WHAT THIS TASK INVOLVES:
Please print the lines between the one with "Output the web" and the one with "1.18, 1.18, 1.18];", both ends included, exactly as written, with no pictures.

TASK INPUT:
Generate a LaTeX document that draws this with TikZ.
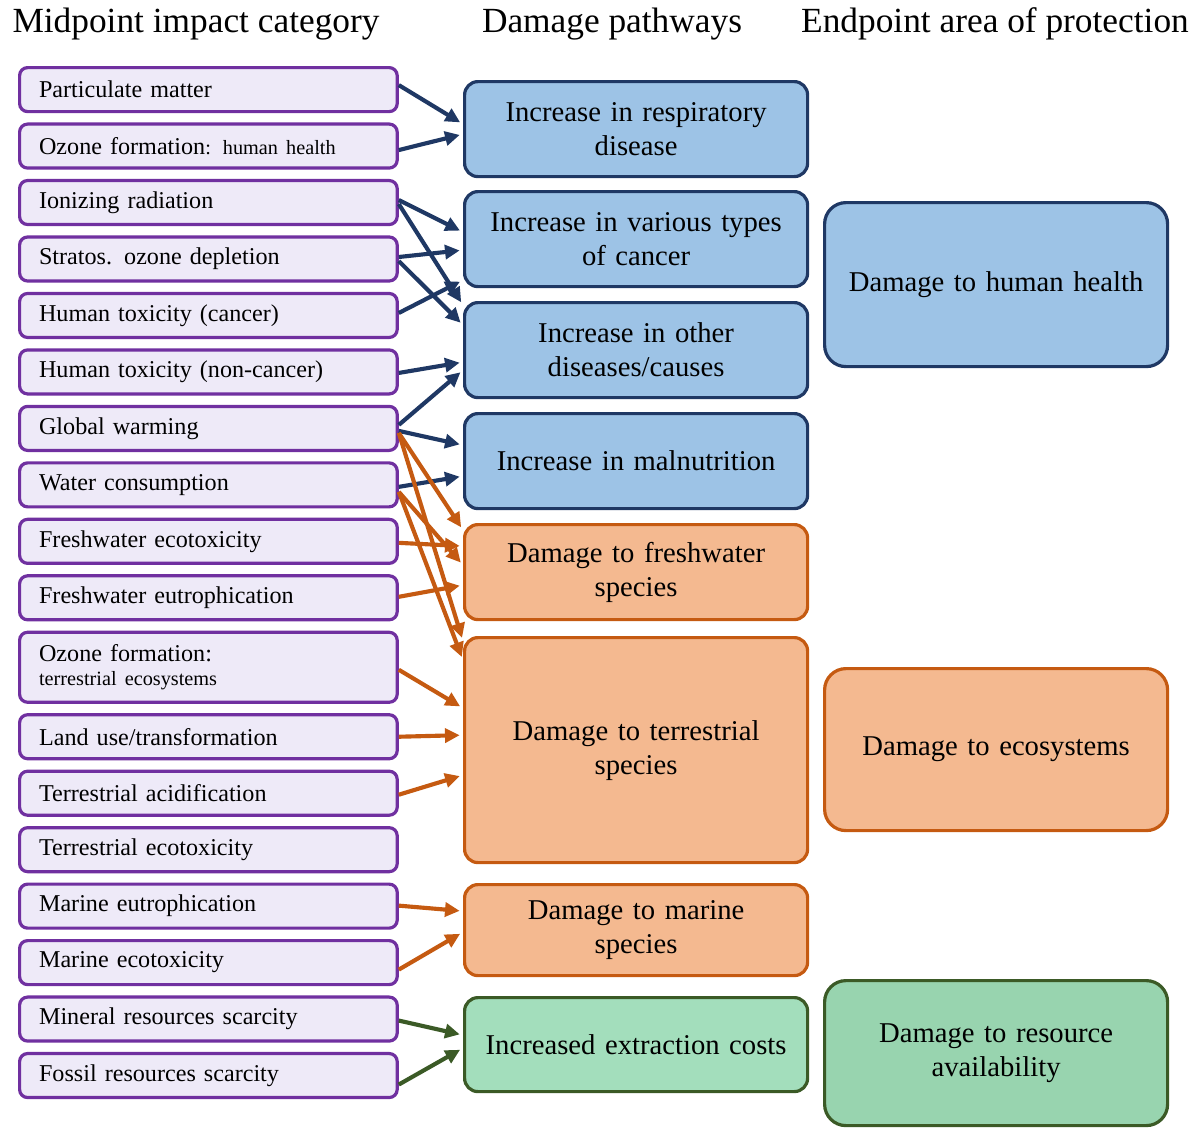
\documentclass[tikz,border=0pt]{standalone}
\usepackage{fontspec}
\setmainfont{Liberation Serif}
\usetikzlibrary{arrows.meta,positioning}
\definecolor{lcaCat}{HTML}{EEEAF8}
\definecolor{lcaCatDraw}{HTML}{7030A0}
\definecolor{lcaHealth}{HTML}{9DC3E6}
\definecolor{lcaHealthDraw}{HTML}{1F3864}
\definecolor{lcaEco}{HTML}{F4B990}
\definecolor{lcaEcoDraw}{HTML}{C55A11}
\definecolor{lcaRes}{HTML}{A3DEBC}
\definecolor{lcaResEnd}{HTML}{98D4AF}
\definecolor{lcaResDraw}{HTML}{3B5A26}
\tikzset{
  catbox/.style={
    draw=lcaCatDraw, fill=lcaCat, line width=2.4pt, rounded corners=6pt,
    minimum height=33pt, text width=254pt, inner xsep=14.6pt, inner ysep=0pt,
    align=left, font=\fontsize{18.1}{21}\selectfont
  },
  pathbox/.style={
    line width=2.4pt, rounded corners=10pt, minimum width=257.25pt,
    text width=230pt, align=center, anchor=north west,
    font=\fontsize{21.5}{25.5}\selectfont
  },
  endbox/.style={pathbox, rounded corners=16pt},
  health/.style={draw=lcaHealthDraw, fill=lcaHealth},
  eco/.style={draw=lcaEcoDraw, fill=lcaEco},
  res/.style={draw=lcaResDraw, fill=lcaRes},
  coltitle/.style={font=\fontsize{26.5}{30}\selectfont, anchor=base},
  link/.style={-{Triangle[length=11pt,width=10.5pt]}, line width=3.1pt, shorten >=2.5pt},
  hlink/.style={link, lcaHealthDraw},
  elink/.style={link, lcaEcoDraw},
  rlink/.style={link, lcaResDraw}
}
\newcommand{\subcat}[1]{{\fontsize{15.2}{18}\selectfont #1}}

\begin{document}
\begin{tikzpicture}[x=0.75pt, y=-0.75pt, node distance=6.95pt]
  \useasboundingbox (0,0) rectangle (1196,1128);
  % Column headings
  \node[coltitle] (tmid) at (196,32) {Midpoint impact category};
  \node[coltitle] (tpath) at (612,32) {Damage pathways};
  \node[coltitle] (tend) at (995,32) {Endpoint area of protection};
  % Midpoint categories (left column)
  \node[catbox, anchor=north west] (pm) at (18,66) {Particulate matter};
  \node[catbox, below=of pm] (ozhh) {Ozone formation\subcat{: human health}};
  \node[catbox, below=of ozhh] (ion) {Ionizing radiation};
  \node[catbox, below=of ion] (strat) {Stratos. ozone depletion};
  \node[catbox, below=of strat] (htc) {Human toxicity (cancer)};
  \node[catbox, below=of htc] (htn) {Human toxicity (non-cancer)};
  \node[catbox, below=of htn] (gw) {Global warming};
  \node[catbox, below=of gw] (wc) {Water consumption};
  \node[catbox, below=of wc] (fet) {Freshwater ecotoxicity};
  \node[catbox, below=of fet] (feu) {Freshwater eutrophication};
  \node[catbox, below=of feu, minimum height=52.5pt] (ozt) {Ozone formation:\\[-3pt]\subcat{terrestrial ecosystems}};
  \node[catbox, below=of ozt] (lu) {Land use/transformation};
  \node[catbox, below=of lu] (ta) {Terrestrial acidification};
  \node[catbox, below=of ta] (tet) {Terrestrial ecotoxicity};
  \node[catbox, below=of tet] (meu) {Marine eutrophication};
  \node[catbox, below=of meu] (met) {Marine ecotoxicity};
  \node[catbox, below=of met] (mrs) {Mineral resources scarcity};
  \node[catbox, below=of mrs] (frs) {Fossil resources scarcity};
  % Damage pathways (middle column)
  \node[pathbox, health, minimum height=71.25pt] (resp) at (463,80) {Increase in respiratory\\disease};
  \node[pathbox, health, minimum height=71.25pt] (canc) at (463,190) {Increase in various types\\of cancer};
  \node[pathbox, health, minimum height=71.25pt] (oth) at (463,301) {Increase in other\\diseases/causes};
  \node[pathbox, health, minimum height=71.25pt] (maln) at (463,412) {Increase in malnutrition};
  \node[pathbox, eco, minimum height=71.25pt] (fresh) at (463,523) {Damage to freshwater\\species};
  \node[pathbox, eco, minimum height=168.75pt] (terr) at (463,636) {Damage to terrestrial\\species};
  \node[pathbox, eco, minimum height=68.25pt] (mar) at (463,883) {Damage to marine\\species};
  \node[pathbox, res, minimum height=70.5pt] (extr) at (463,996) {Increased extraction costs};
  % Endpoints (right column)
  \node[endbox, health, minimum height=123pt] (hh) at (823,201) {Damage to human health};
  \node[endbox, eco, minimum height=121.5pt] (eco) at (823,667) {Damage to ecosystems};
  \node[endbox, res, fill=lcaResEnd, minimum height=108.75pt] (ra) at (823,979) {Damage to resource\\availability};
  % Human health links
  \draw[hlink] ([shift={(0,-4.5)}]pm.east) -- ([shift={(0,-5)}]resp.west);
  \draw[hlink] ([shift={(0,4)}]ozhh.east) -- ([shift={(0,5)}]resp.west);
  \draw[hlink] ([shift={(0,-2.5)}]ion.east) -- ([shift={(0,-7)}]canc.west);
  \draw[hlink] ([shift={(0,1.5)}]ion.east) -- ([shift={(0,-45)}]oth.west);
  \draw[hlink] ([shift={(0,-2)}]strat.east) -- ([shift={(0,11)}]canc.west);
  \draw[hlink] ([shift={(0,2)}]strat.east) -- ([shift={(0,-25)}]oth.west);
  \draw[hlink] ([shift={(0,-2.5)}]htc.east) -- ([shift={(0,41)}]canc.west);
  \draw[hlink] ([shift={(0,1)}]htn.east) -- ([shift={(0,12)}]oth.west);
  \draw[hlink] ([shift={(0,-3.5)}]gw.east) -- ([shift={(0,20)}]oth.west);
  \draw[hlink] ([shift={(0,2.5)}]gw.east) -- ([shift={(0,-16)}]maln.west);
  \draw[hlink] ([shift={(0,2)}]wc.east) -- ([shift={(0,15)}]maln.west);
  % Ecosystem links
  \draw[elink] ([shift={(0,4.5)}]gw.east) -- ([shift={(0,-42)}]fresh.west);
  \draw[elink] ([shift={(0,4.5)}]gw.east) -- ([shift={(0,-109)}]terr.west);
  \draw[elink] ([shift={(0,7)}]wc.east) -- ([shift={(0,-7)}]fresh.west);
  \draw[elink] ([shift={(0,7)}]wc.east) -- ([shift={(0,-90)}]terr.west);
  \draw[elink] ([shift={(0,1.5)}]fet.east) -- ([shift={(0,-26)}]fresh.west);
  \draw[elink] ([shift={(0,-1)}]feu.east) -- ([shift={(0,13)}]fresh.west);
  \draw[elink] ([shift={(0,2.5)}]ozt.east) -- ([shift={(0,-42)}]terr.west);
  \draw[elink] (lu.east) -- ([shift={(0,-15)}]terr.west);
  \draw[elink] ([shift={(0,1.5)}]ta.east) -- ([shift={(0,25)}]terr.west);
  \draw[elink] ([shift={(0,-0.5)}]meu.east) -- ([shift={(0,-19)}]mar.west);
  \draw[elink] ([shift={(0,7)}]met.east) -- ([shift={(0,2)}]mar.west);
  % Resource links
  \draw[rlink] ([shift={(0,1.5)}]mrs.east) -- ([shift={(0,-9.5)}]extr.west);
  \draw[rlink] ([shift={(0,9)}]frs.east) -- ([shift={(0,3.5)}]extr.west);
\end{tikzpicture}
\end{document}
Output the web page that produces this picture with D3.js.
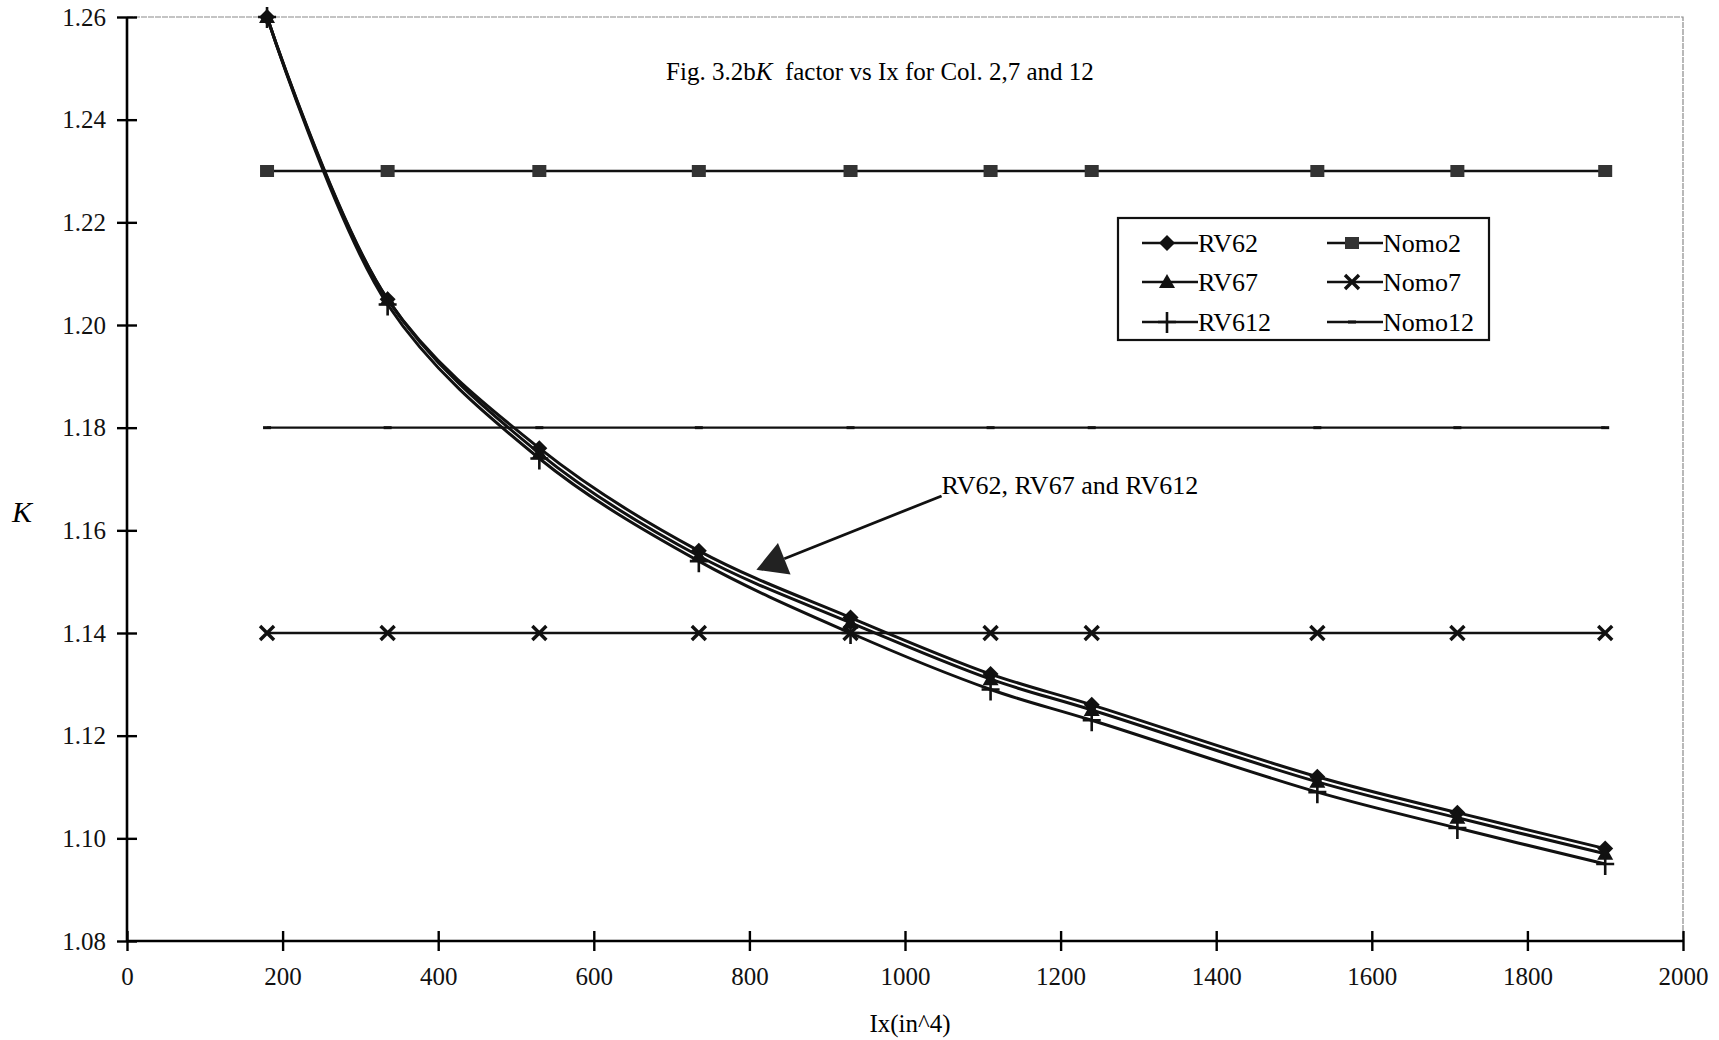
<!DOCTYPE html>
<html>
<head>
<meta charset="utf-8">
<script src="https://cdn.jsdelivr.net/npm/d3@7"></script>
<style>
  body { margin: 0; background: #fff; }
  svg { display: block; font-family: "Liberation Serif", "Times New Roman", serif; }
</style>
</head>
<body>
<div id="chart"></div>
<script>
// data
const ixValues = [180, 335, 530, 735, 930, 1110, 1240, 1530, 1710, 1900];
const rv62  = [1.260, 1.205, 1.176, 1.156, 1.143, 1.132, 1.126, 1.112, 1.105, 1.098];
const rv67  = [1.260, 1.205, 1.175, 1.155, 1.142, 1.131, 1.125, 1.111, 1.104, 1.097];
const rv612 = [1.260, 1.204, 1.174, 1.154, 1.140, 1.129, 1.123, 1.109, 1.102, 1.095];
const nomo2  = [1.23, 1.23, 1.23, 1.23, 1.23, 1.23, 1.23, 1.23, 1.23, 1.23];
const nomo7  = [1.14, 1.14, 1.14, 1.14, 1.14, 1.14, 1.14, 1.14, 1.14, 1.14];
const nomo12 = [1.18, 1.18, 1.18, 1.18, 1.18, 1.18, 1.18, 1.18, 1.18, 1.18];

const xTicks = [0, 200, 400, 600, 800, 1000, 1200, 1400, 1600, 1800, 2000];
const yTicks = [1.08, 1.10, 1.12, 1.14, 1.16, 1.18, 1.20, 1.22, 1.24, 1.26];

const series = [
  {name: "RV62",   values: rv62,   marker: "diamond",  smooth: true},
  {name: "RV67",   values: rv67,   marker: "triangle", smooth: true},
  {name: "RV612",  values: rv612,  marker: "plus",     smooth: true},
  {name: "Nomo2",  values: nomo2,  marker: "square",   smooth: false},
  {name: "Nomo7",  values: nomo7,  marker: "cross",    smooth: false},
  {name: "Nomo12", values: nomo12, marker: "dash",     smooth: false}
];

// annotation arrow, in data units
const arrowLabel = "RV62, RV67 and RV612";
const arrowFrom = [1047, 1.1667];
const arrowTip = [809, 1.1523];

const width = 1719, height = 1040;
const plot = {left: 127, right: 1683, top: 17, bottom: 941};

const svg = d3.select("#chart").append("svg")
    .attr("width", width)
    .attr("height", height);

const x = d3.scaleLinear().domain([0, 2000]).range([plot.left, plot.right]);
const y = d3.scaleLinear().domain([1.08, 1.26]).range([plot.bottom, plot.top]);

// scanned frame: faint top and right border
svg.append("path")
    .attr("d", `M${plot.left},${plot.top}H${plot.right}V${plot.bottom}`)
    .attr("fill", "none")
    .attr("stroke", "#8a8a8a")
    .attr("stroke-width", 1.2)
    .attr("stroke-dasharray", "6,1");

// axes with ticks crossing the line
const yAxis = svg.append("g")
    .attr("transform", `translate(${plot.left},0)`)
    .call(d3.axisLeft(y).tickValues(yTicks).tickFormat(d3.format(".2f")).tickSize(10).tickPadding(11));
yAxis.selectAll(".tick line").attr("x1", 10);

const xAxis = svg.append("g")
    .attr("transform", `translate(0,${plot.bottom})`)
    .call(d3.axisBottom(x).tickValues(xTicks).tickFormat(d3.format("d")).tickSize(10).tickPadding(16));
xAxis.selectAll(".tick line").attr("y1", -10);

[yAxis, xAxis].forEach(g => {
  g.select(".domain").attr("stroke-width", 2.6).attr("d", null);
  g.selectAll(".tick line").attr("stroke-width", 2.4);
  g.selectAll(".tick text")
      .attr("font-family", "Liberation Serif")
      .attr("font-size", 25)
      .attr("fill", "#111");
});
yAxis.select(".domain").attr("d", `M0,${plot.top}V${plot.bottom}`);
xAxis.select(".domain").attr("d", `M${plot.left},0H${plot.right}`);

// axis titles
svg.append("text")
    .attr("x", 910)
    .attr("y", 1032)
    .attr("text-anchor", "middle")
    .attr("font-size", 25)
    .text("Ix(in^4)");

svg.append("text")
    .attr("x", 12)
    .attr("y", 522)
    .attr("font-size", 30)
    .attr("font-style", "italic")
    .text("K");

// chart title
const title = svg.append("text")
    .attr("x", 880)
    .attr("y", 80)
    .attr("text-anchor", "middle")
    .attr("font-size", 25);
title.append("tspan").text("Fig.  3.2b");
title.append("tspan").attr("font-style", "italic").text("K");
title.append("tspan").text("\u00a0 factor vs Ix for Col. 2,7 and 12");

// markers
function drawMarker(g, type) {
  if (type === "diamond") {
    g.append("path").attr("d", "M0,-8L8,0L0,8L-8,0Z").attr("fill", "#111");
  } else if (type === "triangle") {
    g.append("path").attr("d", "M0,-8L8,6L-8,6Z").attr("fill", "#111");
  } else if (type === "plus") {
    g.append("path").attr("d", "M0,-10V11M-9,0H9")
        .attr("stroke", "#111").attr("stroke-width", 2.6);
  } else if (type === "square") {
    g.append("rect").attr("x", -7).attr("y", -6).attr("width", 14).attr("height", 12)
        .attr("fill", "#333");
  } else if (type === "cross") {
    g.append("path").attr("d", "M-7,-7L7,7M-7,7L7,-7")
        .attr("stroke", "#111").attr("stroke-width", 3.4);
  } else if (type === "dash") {
    g.append("path").attr("d", "M-4,0H4")
        .attr("stroke", "#111").attr("stroke-width", 3);
  }
}

const smoothLine = d3.line().x(d => x(d[0])).y(d => y(d[1])).curve(d3.curveCatmullRom);
const straightLine = d3.line().x(d => x(d[0])).y(d => y(d[1]));

// flat nomogram lines first, curves on top
const order = [3, 4, 5, 0, 1, 2];
order.forEach(i => {
  const s = series[i];
  const pts = ixValues.map((ix, j) => [ix, s.values[j]]);
  svg.append("path")
      .attr("d", (s.smooth ? smoothLine : straightLine)(pts))
      .attr("fill", "none")
      .attr("stroke", "#111")
      .attr("stroke-width", s.smooth ? 3 : 2.3);
  svg.append("g")
    .selectAll("g")
    .data(pts)
    .join("g")
      .attr("transform", d => `translate(${x(d[0])},${y(d[1])})`)
      .each(function() { drawMarker(d3.select(this), s.marker); });
});

// arrow annotation
const ax0 = x(arrowFrom[0]), ay0 = y(arrowFrom[1]);
const ax1 = x(arrowTip[0]), ay1 = y(arrowTip[1]);
const len = Math.hypot(ax1 - ax0, ay1 - ay0);
const ux = (ax1 - ax0) / len, uy = (ay1 - ay0) / len;
const headLen = 30, headHalf = 17;
const bx = ax1 - ux * headLen, by = ay1 - uy * headLen;

svg.append("line")
    .attr("x1", ax0).attr("y1", ay0)
    .attr("x2", bx).attr("y2", by)
    .attr("stroke", "#111")
    .attr("stroke-width", 2.8);
svg.append("path")
    .attr("d", `M${ax1},${ay1}L${bx - uy * headHalf},${by + ux * headHalf}L${bx + uy * headHalf},${by - ux * headHalf}Z`)
    .attr("fill", "#222");
svg.append("text")
    .attr("x", ax0)
    .attr("y", ay0 - 2)
    .attr("font-size", 26)
    .text(arrowLabel);

// legend
const legend = svg.append("g").attr("transform", "translate(1118,218)");
legend.append("rect")
    .attr("width", 371)
    .attr("height", 122)
    .attr("fill", "#fff")
    .attr("stroke", "#111")
    .attr("stroke-width", 2.2);

const rowY = [25, 64, 104];
const colX = [24, 209];
series.forEach((s, i) => {
  const col = Math.floor(i / 3), row = i % 3;
  const item = legend.append("g").attr("transform", `translate(${colX[col]},${rowY[row]})`);
  item.append("line")
      .attr("x1", 0).attr("x2", 56)
      .attr("stroke", "#111")
      .attr("stroke-width", 2.3);
  drawMarker(item.append("g").attr("transform", "translate(25,0)"), s.marker);
  item.append("text")
      .attr("x", 56)
      .attr("y", 9)
      .attr("font-size", 26)
      .text(s.name);
});
</script>
</body>
</html>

RESPONSE BELOW:
Output the web page that produces this picture with D3.js.
<!DOCTYPE html>
<html>
<head>
<meta charset="utf-8">
<script src="https://cdn.jsdelivr.net/npm/d3@7"></script>
<style>
  body { margin: 0; background: #fff; }
  svg { display: block; font-family: "Liberation Serif", "Times New Roman", serif; }
</style>
</head>
<body>
<div id="chart"></div>
<script>
// data
const ixValues = [180, 335, 530, 735, 930, 1110, 1240, 1530, 1710, 1900];
const rv62  = [1.260, 1.205, 1.176, 1.156, 1.143, 1.132, 1.126, 1.112, 1.105, 1.098];
const rv67  = [1.260, 1.205, 1.175, 1.155, 1.142, 1.131, 1.125, 1.111, 1.104, 1.097];
const rv612 = [1.260, 1.204, 1.174, 1.154, 1.140, 1.129, 1.123, 1.109, 1.102, 1.095];
const nomo2  = [1.23, 1.23, 1.23, 1.23, 1.23, 1.23, 1.23, 1.23, 1.23, 1.23];
const nomo7  = [1.14, 1.14, 1.14, 1.14, 1.14, 1.14, 1.14, 1.14, 1.14, 1.14];
const nomo12 = [1.18, 1.18, 1.18, 1.18, 1.18, 1.18, 1.18, 1.18, 1.18, 1.18];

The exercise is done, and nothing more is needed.